Joe Jordan led us on a glorious tangent filled romp through the sky — chasing rainbows and other phenomena with photos, chalkboard drawings, and props.
Joe, former physicist NASA, current director of the Sky Power Institute (http://www.sky-power.org) talked to us at the Randall on November 20th, 2014 about all manner of sky phenomena and the physics behind them: the complexities of rainbows, sun dogs, sun pillars, moonbows, haloes, glories, contrails, green flashes, castles in the air, the directionality of meteor showers, and more!
A lot of what we see looking up, or what we see downwards looking out of a plane is the result of ice crystals in the air, their orientation to the sun, and the observers particular perspective.
Sun pillars for instance — where a column appears to rise from the setting sun — is sunlight reflecting off the undersides of ice crystals. It is the same effect as the sun reflecting off the waves toward you, just in the sky. Other effects depend on the angle that light is hitting the crystal, and where that crystal is in relation to the light and you.
A more complicated phenomena, but one of my favorites, are glories.

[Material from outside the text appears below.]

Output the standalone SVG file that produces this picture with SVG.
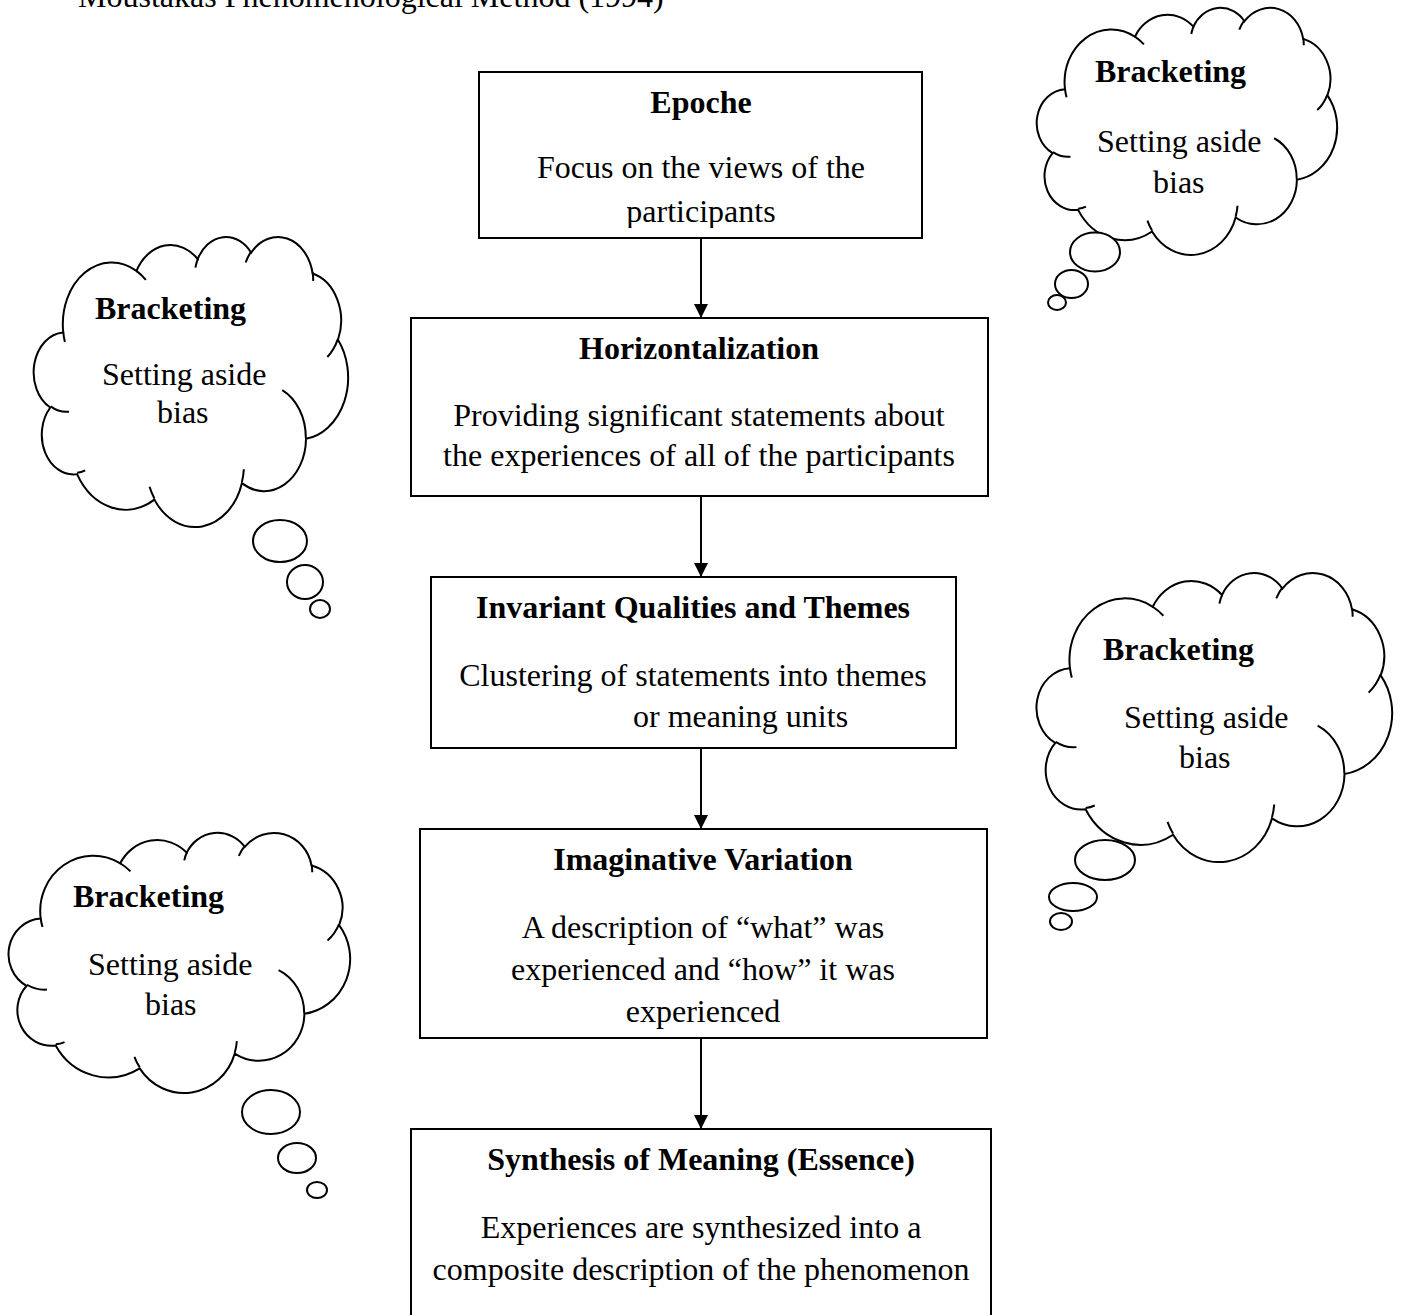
<svg xmlns="http://www.w3.org/2000/svg" xmlns:xlink="http://www.w3.org/1999/xlink" width="1403" height="1315" viewBox="0 0 1403 1315">
<style>
  .box { fill: #ffffff; stroke: #000000; stroke-width: 2; }
  .t { font-family: "Liberation Serif", "Times New Roman", serif; font-size: 32px; fill: #000000; }
  .b { font-weight: bold; }
  .c { text-anchor: middle; }
  .conn { stroke: #000000; stroke-width: 2; fill: none; }
  .cloud-o { fill: #ffffff; stroke: #000000; stroke-width: 2; vector-effect: non-scaling-stroke; }
  .cloud-i { fill: none; stroke: #000000; stroke-width: 2; vector-effect: non-scaling-stroke; }
  .bub { fill: #ffffff; stroke: #000000; stroke-width: 2; }
</style>
<defs>
  <marker id="arrow" markerUnits="userSpaceOnUse" markerWidth="14" markerHeight="14" refX="14" refY="7" orient="auto">
    <path d="M0,0 L14,7 L0,14 Z" fill="#000000"/>
  </marker>
  <g id="cloudShape">
    <path class="cloud-o" d="M3900 14370 A6753 9190 0 0 1 14005 5202 A5333 7267 0 0 1 22457 3435 A4365 5945 0 0 1 29833 2482 A4857 6595 0 0 1 38318 5578 A5333 7273 0 0 1 41818 15461 A6775 9220 0 0 1 37406 30207 A5785 7867 0 0 1 28557 36817 A6752 9215 0 0 1 16482 39269 A7720 10543 0 0 1 5805 35472 A4360 5918 0 0 1 2113 25551 A4345 5945 0 0 1 3900 14370 Z"/>
    <path class="cloud-i" d="M4693 26177 A4345 5945 0 0 1 2160 25380 M6928 34899 A4360 5918 0 0 1 5820 35281 M16478 39090 A6752 9215 0 0 1 15810 37349 M28827 34751 A6752 9215 0 0 1 28560 36660 M34129 22954 A5785 7867 0 0 1 37380 30090 M41798 15354 A5333 7273 0 0 1 40350 18030 M38324 5426 A4857 6595 0 0 1 38400 6690 M29078 3952 A4857 6595 0 0 1 29821 2338 M22141 4720 A4365 5945 0 0 1 22500 3331 M14000 5192 A6753 9190 0 0 1 15301 6542 M4127 15789 A6753 9190 0 0 1 3900 14371"/>
  </g>
  <clipPath id="clipBox1">
    <rect x="479" y="72" width="443" height="156"/>
  </clipPath>
</defs>

<rect x="0" y="0" width="1403" height="1315" fill="#ffffff"/>

<text id="title" class="t" x="78" y="7">Moustakas Phenomenological Method (1994)</text>

<g id="connectors">
  <line class="conn" x1="701" y1="238" x2="701" y2="318" marker-end="url(#arrow)"/>
  <line class="conn" x1="701" y1="496" x2="701" y2="577" marker-end="url(#arrow)"/>
  <line class="conn" x1="701" y1="748" x2="701" y2="829" marker-end="url(#arrow)"/>
  <line class="conn" x1="701" y1="1038" x2="701" y2="1129" marker-end="url(#arrow)"/>
</g>

<g id="node-epoche">
  <rect class="box" x="479" y="72" width="443" height="166"/>
  <g clip-path="url(#clipBox1)">
    <text class="t b c" x="701" y="113">Epoche</text>
    <text class="t c" x="701" y="178">Focus on the views of the</text>
    <text class="t c" x="701" y="222">participants</text>
  </g>
</g>

<g id="node-horizontalization">
  <rect class="box" x="411" y="318" width="577" height="178"/>
  <text class="t b c" x="699" y="359">Horizontalization</text>
  <text class="t c" x="699" y="426">Providing significant statements about</text>
  <text class="t c" x="699" y="466">the experiences of all of the participants</text>
</g>

<g id="node-invariant">
  <rect class="box" x="431" y="577" width="525" height="171"/>
  <text class="t b c" x="693" y="618">Invariant Qualities and Themes</text>
  <text class="t c" x="693" y="686">Clustering of statements into themes</text>
  <text class="t" x="633" y="727">or meaning units</text>
</g>

<g id="node-imaginative">
  <rect class="box" x="420" y="829" width="567" height="209"/>
  <text class="t b c" x="703" y="870">Imaginative Variation</text>
  <text class="t c" x="703" y="938">A description of “what” was</text>
  <text class="t c" x="703" y="980">experienced and “how” it was</text>
  <text class="t c" x="703" y="1022">experienced</text>
</g>

<g id="node-synthesis">
  <rect class="box" x="411" y="1129" width="580" height="200"/>
  <text class="t b c" x="701" y="1170">Synthesis of Meaning (Essence)</text>
  <text class="t c" x="701" y="1238">Experiences are synthesized into a</text>
  <text class="t c" x="701" y="1280">composite description of the phenomenon</text>
</g>

<g id="cloud-top-right">
  <use xlink:href="#cloudShape" href="#cloudShape" transform="translate(1038,7) scale(0.006921,0.005718)"/>
  <ellipse class="bub" cx="1095" cy="252" rx="25" ry="19.5"/>
  <ellipse class="bub" cx="1071.5" cy="284" rx="16.5" ry="14"/>
  <ellipse class="bub" cx="1057" cy="302.5" rx="9" ry="7.5"/>
  <text class="t b" x="1095" y="82">Bracketing</text>
  <text class="t" x="1097" y="152">Setting aside</text>
  <text class="t" x="1153" y="193">bias</text>
</g>

<g id="cloud-left-1">
  <use xlink:href="#cloudShape" href="#cloudShape" transform="translate(35,236) scale(0.007245,0.006713)"/>
  <ellipse class="bub" cx="280" cy="541" rx="27" ry="21"/>
  <ellipse class="bub" cx="305" cy="582" rx="18" ry="17"/>
  <ellipse class="bub" cx="320" cy="609" rx="10" ry="9"/>
  <text class="t b" x="95" y="319">Bracketing</text>
  <text class="t" x="102" y="385">Setting aside</text>
  <text class="t" x="157" y="423">bias</text>
</g>

<g id="cloud-right-2">
  <use xlink:href="#cloudShape" href="#cloudShape" transform="translate(1038,572) scale(0.008194,0.006690)"/>
  <ellipse class="bub" cx="1105" cy="860" rx="30" ry="20"/>
  <ellipse class="bub" cx="1073" cy="897" rx="24" ry="14"/>
  <ellipse class="bub" cx="1061" cy="921.5" rx="11" ry="8.5"/>
  <text class="t b" x="1103" y="660">Bracketing</text>
  <text class="t" x="1124" y="728">Setting aside</text>
  <text class="t" x="1179" y="768">bias</text>
</g>

<g id="cloud-left-2">
  <use xlink:href="#cloudShape" href="#cloudShape" transform="translate(10,832) scale(0.007870,0.006019)"/>
  <ellipse class="bub" cx="271" cy="1112" rx="29" ry="22"/>
  <ellipse class="bub" cx="297" cy="1158" rx="19" ry="15"/>
  <ellipse class="bub" cx="317" cy="1190" rx="10" ry="8"/>
  <text class="t b" x="73" y="907">Bracketing</text>
  <text class="t" x="88" y="975">Setting aside</text>
  <text class="t" x="145" y="1015">bias</text>
</g>
</svg>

Sitting on the shadow side of the aircraft — as you are coming into land and passing over clouds, you might see a glory in the clouds, a circular rainbow. At the center of that you might be able to make out the shadow of the aircraft.
(If you are a SCIAM subscriber you can read more at http://www.scientificamerican.com/article/the-science-of-the-glory/)
Joe talked a fair amount about the appearance of sun rays fanning out. Sun beams are essentially parallel given the distance the travel from the sun. The fanning out is an optical illusion akin to how train tracks look when we look down them.
We spent the longest time with the intricacies of rainbows, the bending of light through raindrops and how that gets to our eyes. Multiple bounces leads to double and triple and more rainbows (in the lab, this has been done up to the 15th order, but in nature you’d be lucky to see a 5th order rainbow).
My favorite factoid of the night is that although what we see a rainbow as a static thing up in the sky, what that rainbow actually is is an animated mosaic projected onto our eyes — millions of rain drops bending light in our direction, changing colors until they fall “out of the picture.” followed and replaced by the raindrops above.